DIRECTION: Repeat each entry exactly and drop the pictures.

(Charts and diagrams as code)

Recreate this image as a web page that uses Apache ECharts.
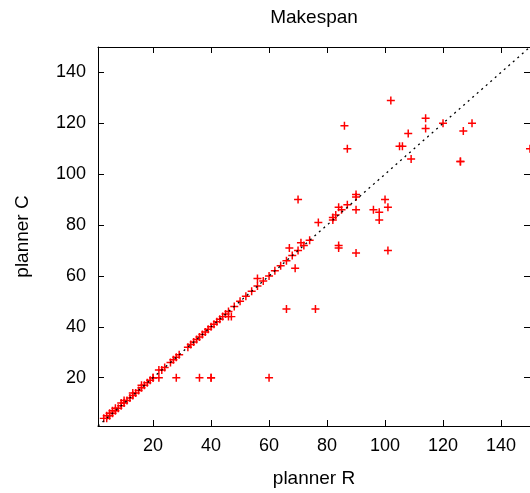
<!DOCTYPE html>
<html><head><meta charset="utf-8">
<script src="https://cdn.jsdelivr.net/npm/echarts@6/dist/echarts.min.js"></script>
<style>html,body{margin:0;padding:0;background:#fff}#c{width:530px;height:493px}</style>
</head><body><div id="c"></div>
<script>
// planner R (x) and planner C (y) makespans
const plannerR = [3,4,4,5,5,6,6,7,7,8,9,9,10,10,11,12,13,13,14,15,16,16,17,18,19,20,20,
  22,23,24,26,27,28,29,32,33,34,35,36,37,38,39,40,41,42,43,44,45,46,48,50,52,54,56,58,60,62,64,66,68,70,72,74,
  47,46,56,67,69,71,66,76,77,70,84,84,90,101,82,82,83,84,85,87,90,90,90,96,98,98,100,101,
  102,86,87,108,105,106,114,114,120,130,127,109,126,126,150,
  22,28,36,40,40,60];
const plannerC = [4,4,5,5,6,6,7,7,8,8,9,10,10,11,11,12,13,14,14,15,16,17,17,18,19,20,20,
  23,23,24,26,27,28,29,32,33,34,35,36,37,38,39,40,41,42,43,44,45,46,48,50,52,54,56,58,60,62,64,66,68,70,72,74,
  44,44,59,71,63,73,47,47,81,90,72,71,69,70,83,82,84,87,86,88,92,91,86,86,85,82,90,87,
  129,119,110,116,111,111,122,118,120,120,117,106,105,105,110,
  20,20,20,20,20,20];
const tickValues = [20,40,60,80,100,120,140];
const diagonal = [[1,1],[150,150]];
const axisMin = 1, axisMax = 150;

const points = plannerR.map((x,i)=>[x, plannerC[i]]);
const font = 'Liberation Sans, Arial, Helvetica, sans-serif';
const lineCol = '#000';

function mkAxis(pos, name, showLabels, extra){
  return Object.assign({
    type:'value', position:pos, min:axisMin, max:axisMax,
    name:name, nameLocation:'middle',
    nameTextStyle:{fontFamily:font, fontSize:19, color:'#000'},
    axisLine:{show:true, onZero:false, lineStyle:{color:lineCol, width:1}},
    axisTick:{show:true, inside:true, length:6, customValues:tickValues, lineStyle:{color:lineCol, width:1}},
    axisLabel:{show:showLabels, customValues:tickValues, fontFamily:font, fontSize:18, color:'#000', margin:11},
    splitLine:{show:false}
  }, extra||{});
}

const chart = echarts.init(document.getElementById('c'), null, {renderer:'canvas'});
chart.setOption({
  animation:false,
  backgroundColor:'#fff',
  grid:{left:98, top:47, width:434, height:385, containLabel:false},
  xAxis:[
    mkAxis('bottom','planner R',true,{nameGap:43}),
    mkAxis('top','Makespan',false,{nameGap:20})
  ],
  yAxis:[
    mkAxis('left','planner C',true,{nameGap:66, axisLabel:{show:true, customValues:tickValues, fontFamily:font, fontSize:18, color:'#000', margin:12}}),
    mkAxis('right','',false)
  ],
  series:[
    {type:'scatter', xAxisIndex:0, yAxisIndex:0, data:points,
     symbol:'path://M-0.65,-3.5H0.65V-0.65H3.5V0.65H0.65V3.5H-0.65V0.65H-3.5V-0.65H-0.65Z',
     symbolSize:8, itemStyle:{color:'#ff0000', opacity:1}},
    {type:'line', xAxisIndex:0, yAxisIndex:0, data:diagonal, symbol:'none', z:5,
     lineStyle:{color:'#000', width:1.3, type:[2,4]}}
  ]
});
</script></body></html>
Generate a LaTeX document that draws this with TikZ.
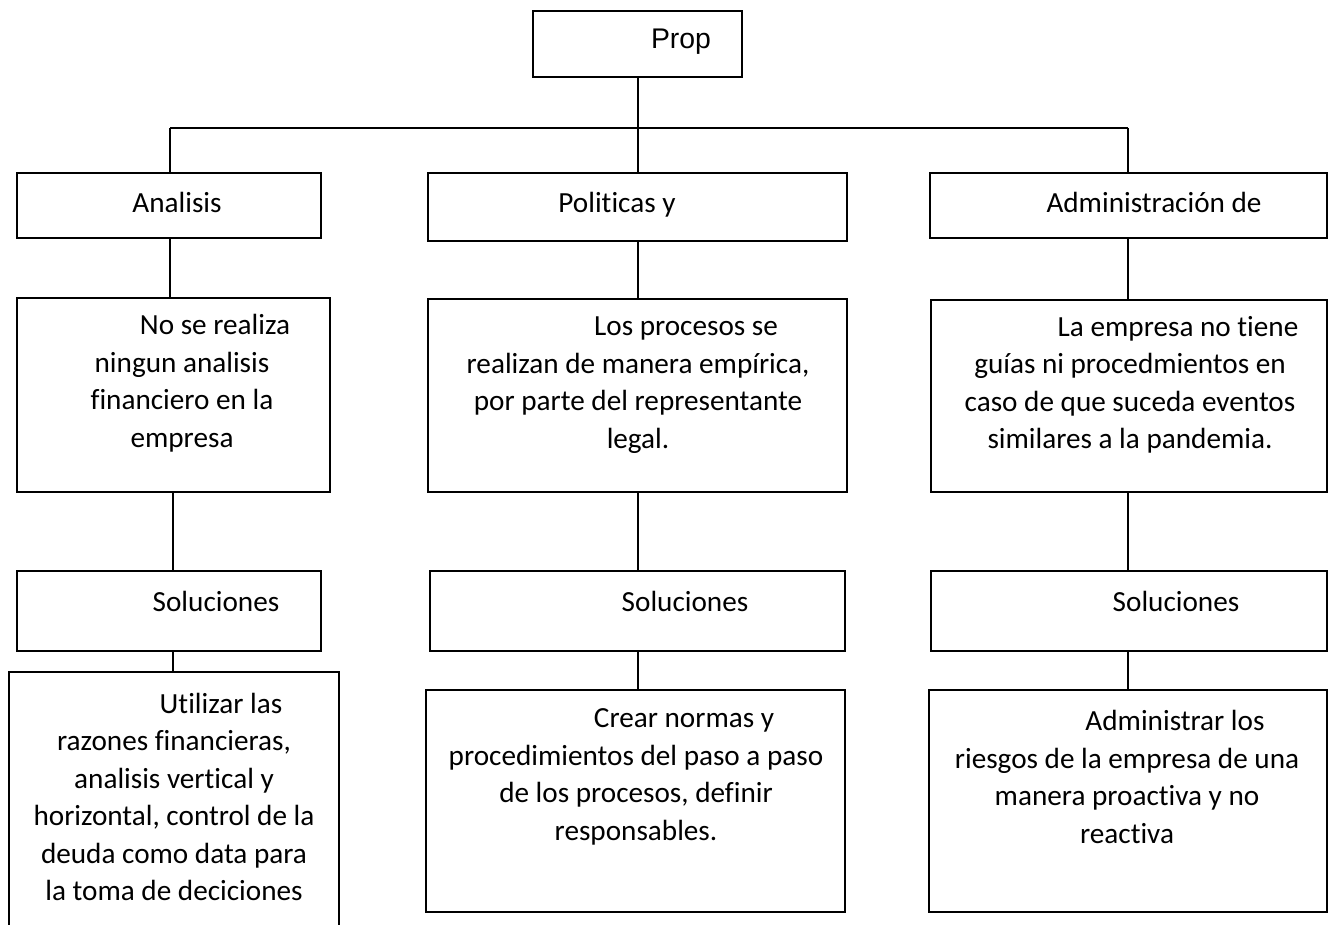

WRITTEN SOLUTION:
Recreate this image as a web page that uses Apache ECharts.
<!DOCTYPE html>
<html><head><meta charset="utf-8">
<script src="https://cdn.jsdelivr.net/npm/echarts@6/dist/echarts.min.js"></script>
<style>html,body{margin:0;padding:0;background:#fff}#c{width:530px;height:493px}</style>
</head><body><div id="c"></div>
<script>
// planner R (x) and planner C (y) makespans
const plannerR = [3,4,4,5,5,6,6,7,7,8,9,9,10,10,11,12,13,13,14,15,16,16,17,18,19,20,20,
  22,23,24,26,27,28,29,32,33,34,35,36,37,38,39,40,41,42,43,44,45,46,48,50,52,54,56,58,60,62,64,66,68,70,72,74,
  47,46,56,67,69,71,66,76,77,70,84,84,90,101,82,82,83,84,85,87,90,90,90,96,98,98,100,101,
  102,86,87,108,105,106,114,114,120,130,127,109,126,126,150,
  22,28,36,40,40,60];
const plannerC = [4,4,5,5,6,6,7,7,8,8,9,10,10,11,11,12,13,14,14,15,16,17,17,18,19,20,20,
  23,23,24,26,27,28,29,32,33,34,35,36,37,38,39,40,41,42,43,44,45,46,48,50,52,54,56,58,60,62,64,66,68,70,72,74,
  44,44,59,71,63,73,47,47,81,90,72,71,69,70,83,82,84,87,86,88,92,91,86,86,85,82,90,87,
  129,119,110,116,111,111,122,118,120,120,117,106,105,105,110,
  20,20,20,20,20,20];
const tickValues = [20,40,60,80,100,120,140];
const diagonal = [[1,1],[150,150]];
const axisMin = 1, axisMax = 150;

const points = plannerR.map((x,i)=>[x, plannerC[i]]);
const font = 'Liberation Sans, Arial, Helvetica, sans-serif';
const lineCol = '#000';

function mkAxis(pos, name, showLabels, extra){
  return Object.assign({
    type:'value', position:pos, min:axisMin, max:axisMax,
    name:name, nameLocation:'middle',
    nameTextStyle:{fontFamily:font, fontSize:19, color:'#000'},
    axisLine:{show:true, onZero:false, lineStyle:{color:lineCol, width:1}},
    axisTick:{show:true, inside:true, length:6, customValues:tickValues, lineStyle:{color:lineCol, width:1}},
    axisLabel:{show:showLabels, customValues:tickValues, fontFamily:font, fontSize:18, color:'#000', margin:11},
    splitLine:{show:false}
  }, extra||{});
}

const chart = echarts.init(document.getElementById('c'), null, {renderer:'canvas'});
chart.setOption({
  animation:false,
  backgroundColor:'#fff',
  grid:{left:98, top:47, width:434, height:385, containLabel:false},
  xAxis:[
    mkAxis('bottom','planner R',true,{nameGap:43}),
    mkAxis('top','Makespan',false,{nameGap:20})
  ],
  yAxis:[
    mkAxis('left','planner C',true,{nameGap:66, axisLabel:{show:true, customValues:tickValues, fontFamily:font, fontSize:18, color:'#000', margin:12}}),
    mkAxis('right','',false)
  ],
  series:[
    {type:'scatter', xAxisIndex:0, yAxisIndex:0, data:points,
     symbol:'path://M-0.65,-3.5H0.65V-0.65H3.5V0.65H0.65V3.5H-0.65V0.65H-3.5V-0.65H-0.65Z',
     symbolSize:8, itemStyle:{color:'#ff0000', opacity:1}},
    {type:'line', xAxisIndex:0, yAxisIndex:0, data:diagonal, symbol:'none', z:5,
     lineStyle:{color:'#000', width:1.3, type:[2,4]}}
  ]
});
</script></body></html>
Generate a LaTeX document that draws this with TikZ.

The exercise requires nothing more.